Over the course of his 30-year acting career, DiCaprio has worked with PTA, Scorsese (six times), Spielberg, Nolan, Tarantino (twice), Eastwood, Cameron, Iñárritu, Luhrmann (twice), Allen, Mendes, Scott, and Boyle. What’s left? Coen? Fincher? Cuarón?
As his first collaboration with Paul Thomas Anderson nears release, DiCaprio says the next goal for his career is the most predictable one. He tells ET Online that his plan for the future is to collaborate with Martin Scorsese again:
“To me, always working with Marty again is the ultimate gift. He’s a national treasure and the world’s greatest director. So, if I get another opportunity, that would be a dream come true.”
Back in June, a report revealed that DiCaprio had exited Damien Chazelle’s Evel Knievel biopic — effectively derailing the project — in order to “reteam with Martin Scorsese one more time due to the legendary filmmaker’s advancing age.” I recently reported that Scorsese does not plan to shoot a film this year, and that the best-case scenario is an early 2026 shoot.

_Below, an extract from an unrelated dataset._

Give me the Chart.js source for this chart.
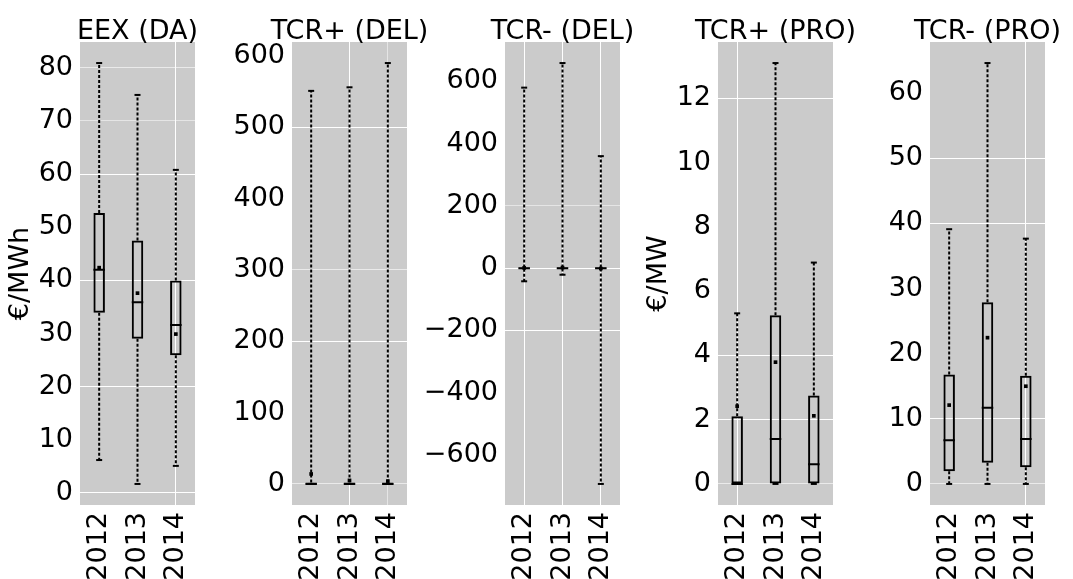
<!DOCTYPE html>
<html><head><meta charset="utf-8">
<script src="https://cdn.jsdelivr.net/npm/chart.js@4/dist/chart.umd.min.js"></script>
<style>
html,body{margin:0;padding:0;background:#fff;overflow:hidden;width:1073px;height:579px;position:relative;}
canvas{position:absolute;top:0;}
</style></head><body>
<script>
// ---------- data ----------
const years = ['2012', '2013', '2014'];
const titles = ['EEX (DA)', 'TCR+ (DEL)', 'TCR- (DEL)', 'TCR+ (PRO)', 'TCR- (PRO)'];
const yLabels = ['€/MWh', '', '', '€/MW', ''];
const yStep = [10, 100, 200, 2, 10];

// EEX (DA)
const eexMin  = [6.2, 1.7, 5.1];
const eexQ1   = [33.9, 29.0, 25.9];
const eexMed  = [42.0, 35.9, 31.6];
const eexQ3   = [52.7, 47.5, 40.0];
const eexMax  = [80.9, 74.9, 60.8];
const eexMean = [42.4, 37.6, 29.9];

// TCR+ (DEL)
const tpdMin  = [0, 0, 0];
const tpdQ1   = [0, 0, 0];
const tpdMed  = [0, 0, 0];
const tpdQ3   = [2, 2, 2];
const tpdMax  = [551, 556, 590];
const tpdMean = [14, 5, 4];

// TCR- (DEL)
const tmdMin  = [-42, -21, -693];
const tmdQ1   = [-2, -1, -1];
const tmdMed  = [0, 0, 0];
const tmdQ3   = [2, 2, 2];
const tmdMax  = [580, 659, 360];
const tmdMean = [1, 2, -1];

// TCR+ (PRO)
const tppMin  = [0, 0, 0];
const tppQ1   = [0, 0, 0];
const tppMed  = [0, 1.40, 0.61];
const tppQ3   = [2.11, 5.25, 2.75];
const tppMax  = [5.31, 13.1, 6.89];
const tppMean = [2.42, 3.79, 2.12];

// TCR- (PRO)
const tmpMin  = [0, 0, 0];
const tmpQ1   = [1.94, 3.27, 2.55];
const tmpMed  = [6.7, 11.7, 6.9];
const tmpQ3   = [16.8, 27.9, 16.6];
const tmpMax  = [39.1, 64.6, 37.65];
const tmpMean = [12.1, 22.45, 15.0];

const panels = [
  {min: eexMin, q1: eexQ1, med: eexMed, q3: eexQ3, max: eexMax, mean: eexMean},
  {min: tpdMin, q1: tpdQ1, med: tpdMed, q3: tpdQ3, max: tpdMax, mean: tpdMean},
  {min: tmdMin, q1: tmdQ1, med: tmdMed, q3: tmdQ3, max: tmdMax, mean: tmdMean},
  {min: tppMin, q1: tppQ1, med: tppMed, q3: tppQ3, max: tppMax, mean: tppMean},
  {min: tmpMin, q1: tmpQ1, med: tmpMed, q3: tmpQ3, max: tmpMax, mean: tmpMean}
];

// ---------- style ----------
const plotLeft = [80, 292, 505, 718, 930];
const vGrid = [[0, 0, 1], [0, 1, 0.5], [1, 1, 1], [1, 0, 0], [0, 0, 1]];
const hGrid = [
  {0: 1, 20: 1, 40: 1, 60: 1, 70: 0.5, 80: 0.6},
  {0: 0.6, 200: 1, 300: 0.6, 500: 1},
  {'-200': 1, 0: 1, 200: 0.5},
  {0: 0.6, 2: 1, 4: 1, 12: 1},
  {0: 0.6, 10: 1, 40: 1, 50: 1}
];
const FONT = "'DejaVu Sans'";
Chart.defaults.font.family = FONT;
Chart.defaults.color = '#000';

const bgPlugin = {
  id: 'plotBg',
  beforeDraw(chart) {
    const {ctx, chartArea: a} = chart;
    ctx.save();
    ctx.fillStyle = '#cbcbcb';
    ctx.fillRect(a.left, a.top, a.right - a.left, a.bottom - a.top);
    ctx.restore();
  }
};
const titlePlugin = {
  id: 'panelTitle',
  afterDraw(chart, args, opts) {
    const {ctx, chartArea: a} = chart;
    ctx.save();
    ctx.font = '27px ' + FONT;
    ctx.fillStyle = '#000';
    ctx.textAlign = 'center';
    ctx.textBaseline = 'alphabetic';
    ctx.fillText(opts.text, (a.left + a.right) / 2, 39);
    ctx.restore();
  }
};

panels.forEach((p, k) => {
  const cv = document.createElement('canvas');
  cv.width = 235; cv.height = 579;
  cv.style.left = (plotLeft[k] - 80) + 'px';
  document.body.appendChild(cv);

  const lo = Math.min(...p.min), hi = Math.max(...p.max);
  const pad = (hi - lo) * 0.05;

  const whisk = [];
  years.forEach((y, i) => {
    whisk.push({x: y, y: p.q3[i]}, {x: y, y: p.max[i]}, {x: y, y: null});
    whisk.push({x: y, y: p.q1[i]}, {x: y, y: p.min[i]}, {x: y, y: null});
  });
  const caps = [];
  years.forEach((y, i) => { caps.push({x: y, y: p.min[i]}, {x: y, y: p.max[i]}); });

  new Chart(cv, {
    type: 'bar',
    data: {
      labels: years,
      datasets: [
        {type: 'line', data: years.map((y, i) => ({x: y, y: p.mean[i]})), showLine: false,
         pointStyle: 'rect', pointRadius: 2.6, pointBackgroundColor: '#000', pointBorderWidth: 0},
        {type: 'line', data: years.map((y, i) => ({x: y, y: p.med[i]})), showLine: false,
         pointStyle: 'line', pointRadius: 5.75, pointBorderColor: '#000', pointBorderWidth: 2},
        {type: 'line', data: caps, showLine: false,
         pointStyle: 'line', pointRadius: 3, pointBorderColor: '#000', pointBorderWidth: 2},
        {type: 'bar', data: years.map((y, i) => [p.q1[i], p.q3[i]]),
         backgroundColor: 'rgba(0,0,0,0)', borderColor: '#000', borderWidth: 2, borderSkipped: false,
         barPercentage: 0.3, categoryPercentage: 1},
        {type: 'line', data: whisk, borderColor: '#000', borderWidth: 2, borderDash: [3, 2],
         pointRadius: 0, spanGaps: false, fill: false}
      ]
    },
    options: {
      responsive: false, animation: false, events: [],
      layout: {padding: {top: 42, left: 0, right: 40, bottom: 0}},
      plugins: {legend: {display: false}, tooltip: {enabled: false}, panelTitle: {text: titles[k]}},
      scales: {
        x: {
          type: 'category', offset: true,
          grid: {offset: false, drawTicks: false, lineWidth: 1,
                 color: c => 'rgba(255,255,255,' + (vGrid[k][c.index] || 0) + ')'},
          border: {display: false},
          ticks: {font: {size: 27}, color: '#000', maxRotation: 90, minRotation: 90, padding: 7, autoSkip: false},
          afterFit: s => { s.height = 74; }
        },
        y: {
          type: 'linear', min: lo - pad, max: hi + pad,
          ticks: {stepSize: yStep[k], includeBounds: false, font: {size: 27}, color: '#000', padding: 7,
                  callback: v => String(Math.round(v)).replace('-', '\u2212')},
          grid: {drawTicks: false, lineWidth: 1,
                 color: c => 'rgba(255,255,255,' + ((c.tick && hGrid[k][Math.round(c.tick.value)]) || 0) + ')'},
          border: {display: false},
          title: {display: !!yLabels[k], text: yLabels[k], font: {size: 27}, color: '#000', padding: {top: 5, bottom: 0}},
          afterFit: s => { s.width = 80; }
        }
      }
    },
    plugins: [bgPlugin, titlePlugin]
  });
});
</script>
</body></html>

What that project might be is still uncertain, though many signs point toward the Hawaiian mob movie co-starring Dwayne Johnson and Emily Blunt, which is set up at Disney’s 20th Century Studios.
As far as we know, Scorsese, 82, is attached to numerous other projects as well, including “Home,” “Devil in the White City,” “The Life of Jesus,” “Sinatra,” “Midnight Vendetta,” and — far less likely— “The Wager.”